Matlock station July 1961, around about 3.30 in the afternoon, minutes before the arrival of two express passenger trains – one (with restaurant car service) on its way to London St Pancras from Manchester & the other making the return journey. A service which came to an end in 1968, leaving this part of the country without any intercity connections at all.

I also learned from this book that the old story that Buxton had no through-train services because of a sense of self-importance – people come to Buxton, they do not merely pass through – is not true.
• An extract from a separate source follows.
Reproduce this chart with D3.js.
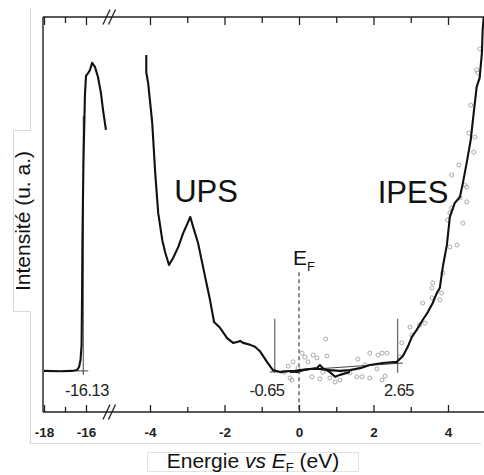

Animosity between the C19th railway pioneers - especially the Midland & the London & North Western companies – plus the difficulty of finding routes through such hilly terrain – led ultimately to a real lack of strategic planning & duplicated capital expenditure which could have been avoided with better relations & a modicum of cooperation. Sir Edward Watkin was involved in these shenanigans.

And they had C19th environmentalists to cope with too. The proposed Monsal Dale viaduct caused tremendous controversy. It is now a listed structure of historic importance , owned by the National Park, used as a trail by walkers.

As a correspondent to The Times recently pointed out, taken collectively, no overall profit has ever been made year by year by the railways in this country, whether operating under Victorian capitalist competition, nationalisation, Beeching reorganisation or privatisation.

And yet where would our economy be without them?